As the government’s planned phased economic reopening continued, local public health officials were investigating 53 cases in 28 workplaces, with an estimated associated 156 close contacts – the majority in Limerick.

Meanwhile, due to “significant queues at (two) testing clinics in Limerick (St Joseph’s health campus and in Ballysimon)”, people were advised “to explore the options of availing self-referral walk-in clinics at the Former Castlebrand Factory in Nenagh (9am to 7.45pm), and Block 1 Ballymalley Business Park in Ennis (12pm to 6.40pm)”.

The test centres are for people with Covid symptoms as well as for people who are concerned that they may have been exposed to Covid infection in the past two weeks.

Children can also get tested if they are accompanied by a parent or guardian, and, people must bring a photo ID and provide testers with a mobile phone number to be contacted about test results.

“We continue to manage new outbreaks in small retailers, hair salons, and beauticians, offices, and factories over the past two weeks, so it is important to be vigilant for symptoms of Covid and if in doubt, go for a Covid test,” said a public health mid west spokesman.

In relation to outbreaks in workplaces, they said the latest advice on face masks is that workers “should wear them from the carpark to the desk at all times, even with distancing at work”.

“Wearing face coverings is one of he most essential defences against the spread of the infection, and can prevent outbreaks at work.

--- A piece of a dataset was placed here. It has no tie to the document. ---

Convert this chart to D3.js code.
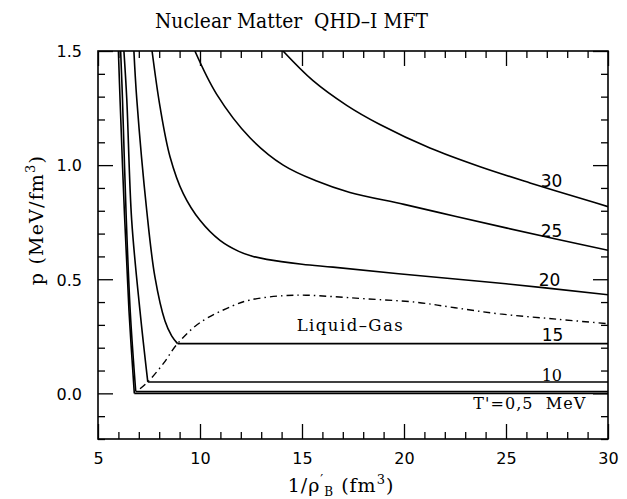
<!DOCTYPE html>
<html><head><meta charset="utf-8">
<script src="https://cdn.jsdelivr.net/npm/d3@7"></script>
<style>body{margin:0;background:#fff}text{white-space:pre}</style></head>
<body><svg id="c" width="627" height="499"></svg>
<script>
// ---- data ----
const xMajorTicks = [5, 10, 15, 20, 25, 30];
const xMinorTicks = [6,7,8,9,11,12,13,14,16,17,18,19,21,22,23,24,26,27,28,29];
const yMajorTicks = [0.0, 0.5, 1.0, 1.5];
const yMinorTicks = [-0.2,-0.1,0.1,0.2,0.3,0.4,0.6,0.7,0.8,0.9,1.1,1.2,1.3,1.4];

// isotherm branches (x = 1/rho_B in fm^3, p in MeV/fm^3)
const t0X  = [6.00, 6.08, 6.30, 6.52, 6.78];
const t0P  = [1.50, 1.29, 0.78, 0.36, 0.00];
const t5X  = [6.11, 6.20, 6.38, 6.58, 6.85];
const t5P  = [1.50, 1.29, 0.78, 0.36, 0.008];
const t10X = [6.27, 6.41, 6.65, 7.06, 7.44];
const t10P = [1.50, 1.29, 0.76, 0.36, 0.05];
const t15X = [6.76, 6.90, 7.39, 7.79, 8.28, 8.61, 8.90];
const t15P = [1.50, 1.29, 0.80, 0.51, 0.318, 0.252, 0.218];
const t20X = [7.65, 8.04, 8.53, 9.18, 10.0, 10.98, 11.9, 12.6, 13.27, 15.0, 16.52, 20.0, 25.0, 30.0];
const t20P = [1.50, 1.256, 1.037, 0.875, 0.758, 0.67, 0.622, 0.600, 0.587, 0.566, 0.553, 0.522, 0.48, 0.432];
const t25X = [9.75, 10.82, 12.45, 14.08, 15.72, 17.35, 20.0, 22.5, 25.0, 27.5, 30.0];
const t25P = [1.50, 1.31, 1.12, 1.00, 0.93, 0.88, 0.828, 0.776, 0.725, 0.675, 0.627];
const t30X = [14.07, 15.54, 17.19, 18.82, 21.27, 23.73, 26.18, 29.26, 30.0];
const t30P = [1.50, 1.37, 1.262, 1.178, 1.075, 0.993, 0.922, 0.838, 0.818];
// plateau (mixed phase) pressures, flat up to x = 30
const plateauP = [0.0, 0.008, 0.05, 0.218];
// liquid-gas coexistence boundary (dash-dot)
const coexX = [7.06, 7.44, 8.2, 8.9, 10.0, 11.62, 12.45, 14.07, 15.2, 16.5, 18.17, 20.62, 22.5, 24.7, 27.5, 30.0];
const coexP = [0.02, 0.05, 0.13, 0.218, 0.31, 0.384, 0.409, 0.428, 0.43, 0.424, 0.414, 0.399, 0.375, 0.348, 0.325, 0.305];

const curveLabels = ["30", "25", "20", "15", "10", "T'=0,5  MeV"];
const curveLabelX = [26.7, 26.7, 26.6, 26.75, 26.75, 23.4];
const curveLabelP = [0.903, 0.684, 0.472, 0.230, 0.054, -0.069];
const regionLabel = "Liquid\u2013Gas";
const regionLabelX = 14.74, regionLabelP = 0.274;
const titleText = "Nuclear Matter  QHD\u2013I MFT";

// ---- chart ----
const svg = d3.select("#c");
const L = 98, R = 608, T = 51, B = 439;
const x = d3.scaleLinear().domain([5, 30]).range([L, R]);
const y = d3.scaleLinear().domain([-0.2, 1.5]).range([B, T]);

svg.append("defs").append("clipPath").attr("id", "clip")
  .append("rect").attr("x", L).attr("y", T).attr("width", R - L).attr("height", B - T);

// axes with inward ticks
function ax(gen, scale, ticks, size, tr, labels) {
  const a = gen(scale).tickValues(ticks).tickSizeInner(-size).tickSizeOuter(0);
  if (labels) a.tickFormat(labels); else a.tickFormat("");
  const g = svg.append("g").attr("transform", tr).call(a);
  g.select(".domain").remove();
  g.selectAll("line").attr("stroke", "#000").attr("stroke-width", 1.3);
  return g;
}
const gxb = ax(d3.axisBottom, x, xMajorTicks, 15, `translate(0,${B})`, d3.format("d"));
gxb.selectAll("text").attr("y", 25).attr("dy", 0).attr("font-family", "DejaVu Sans").attr("font-size", 16).attr("fill", "#000");
ax(d3.axisBottom, x, xMinorTicks, 7, `translate(0,${B})`, null);
ax(d3.axisTop, x, xMajorTicks, 15, `translate(0,${T})`, null);
ax(d3.axisTop, x, xMinorTicks, 7, `translate(0,${T})`, null);
const gyl = ax(d3.axisLeft, y, yMajorTicks, 15, `translate(${L},0)`, d3.format(".1f"));
gyl.selectAll("text").attr("x", -16).attr("dy", "0.36em").attr("font-family", "DejaVu Sans").attr("font-size", 16).attr("fill", "#000");
ax(d3.axisLeft, y, yMinorTicks, 7, `translate(${L},0)`, null);
ax(d3.axisRight, y, yMajorTicks, 15, `translate(${R},0)`, null);
ax(d3.axisRight, y, yMinorTicks, 7, `translate(${R},0)`, null);

svg.append("rect").attr("x", L).attr("y", T).attr("width", R - L).attr("height", B - T)
  .attr("fill", "none").attr("stroke", "#000").attr("stroke-width", 1.6);

const plot = svg.append("g").attr("clip-path", "url(#clip)");
const line = d3.line().x(d => x(d[0])).y(d => y(d[1])).curve(d3.curveCatmullRom.alpha(0.5));
const straight = d3.line().x(d => x(d[0])).y(d => y(d[1]));

const branches = [[t0X, t0P], [t5X, t5P], [t10X, t10P], [t15X, t15P], [t20X, t20P], [t25X, t25P], [t30X, t30P]];
branches.forEach(([xs, ps], i) => {
  const pts = xs.map((v, j) => [v, ps[j]]);
  plot.append("path").attr("d", line(pts)).attr("fill", "none").attr("stroke", "#000").attr("stroke-width", 1.6);
  if (i < plateauP.length) {
    const last = pts[pts.length - 1];
    plot.append("path").attr("d", straight([[last[0], plateauP[i]], [30, plateauP[i]]]))
      .attr("fill", "none").attr("stroke", "#000").attr("stroke-width", 1.6);
  }
});

plot.append("path").attr("d", line(coexX.map((v, j) => [v, coexP[j]])))
  .attr("fill", "none").attr("stroke", "#000").attr("stroke-width", 1.4)
  .attr("stroke-dasharray", "7,4,1.5,4");

// curve labels
curveLabels.forEach((t, i) => {
  const serif = i >= 4;
  const el = svg.append("text").attr("x", x(curveLabelX[i])).attr("y", y(curveLabelP[i]))
    .attr("font-family", serif ? "DejaVu Serif" : "DejaVu Sans").attr("font-size", serif ? 16 : 17)
    .attr("fill", "#000").text(t);
  if (i === 5) el.attr("textLength", 112).attr("lengthAdjust", "spacing");
});
svg.append("text").attr("x", x(regionLabelX)).attr("y", y(regionLabelP))
  .attr("font-family", "DejaVu Serif").attr("font-size", 16.5).attr("fill", "#000")
  .attr("textLength", 106).attr("lengthAdjust", "spacing").text(regionLabel);

// title
svg.append("text").attr("x", 155).attr("y", 27.5)
  .attr("font-family", "DejaVu Serif").attr("font-size", 19.5).attr("fill", "#000")
  .attr("textLength", 273).attr("lengthAdjust", "spacingAndGlyphs").text(titleText);

// y axis label
const yl = svg.append("text").attr("transform", "translate(43,220) rotate(-90)")
  .attr("text-anchor", "middle").attr("font-family", "DejaVu Serif").attr("font-size", 19)
  .attr("letter-spacing", 1.2).attr("fill", "#000");
yl.append("tspan").text("p (MeV/fm");
yl.append("tspan").attr("dy", -8).attr("font-size", 13).text("3");
yl.append("tspan").attr("dy", 8).text(")");

// x axis label
const xl = svg.append("text").attr("x", 341).attr("y", 492)
  .attr("text-anchor", "middle").attr("font-family", "DejaVu Serif").attr("font-size", 19)
  .attr("letter-spacing", 1).attr("fill", "#000");
xl.append("tspan").text("1/\u03c1");
xl.append("tspan").attr("dy", -8).attr("font-size", 13).text("\u2032");
xl.append("tspan").attr("dy", 12).attr("font-size", 12).text("B");
xl.append("tspan").attr("dy", -4).text(" (fm");
xl.append("tspan").attr("dy", -8).attr("font-size", 13).text("3");
xl.append("tspan").attr("dy", 8).text(")");
</script></body></html>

In communal offices, it will help if you all wear face masks, even while sitting at the desk and even if there are Perspex screens or partitions.”

The latest surge of the virus in Limerick is “the sharpest increase in Covid-19 cases since before the onset of the ‘third wave’ in December” locally.

The upward trend is being linked to “high-risk social indoor activity, including house parties, family and extended family gatherings and events, small to large household gatherings” as well as “multi-household clusters as a result of social mixing” and “poor and inconsistent infection prevention and control practices at workplaces”.

Outbreaks in creches and schools in the region have been linked to “social activity outside the school setting” and there is evidence that “some children are attending school while infectious with mild symptoms”.

Dr Mai Mannix, Director of Public Health Mid-West, said “the figures are of serious concern as we face increasing pressure amid the cyber attack”, however despite this, she said she remained “hopeful that a strong community response of availing of walk-in testing, and being extra cautious with public health guidelines, will put us in a more secure position in the coming weeks”.

Leaving Certificate students who find themselves to be “a new confirmed case or a new close contact will be at risk of missing exams”.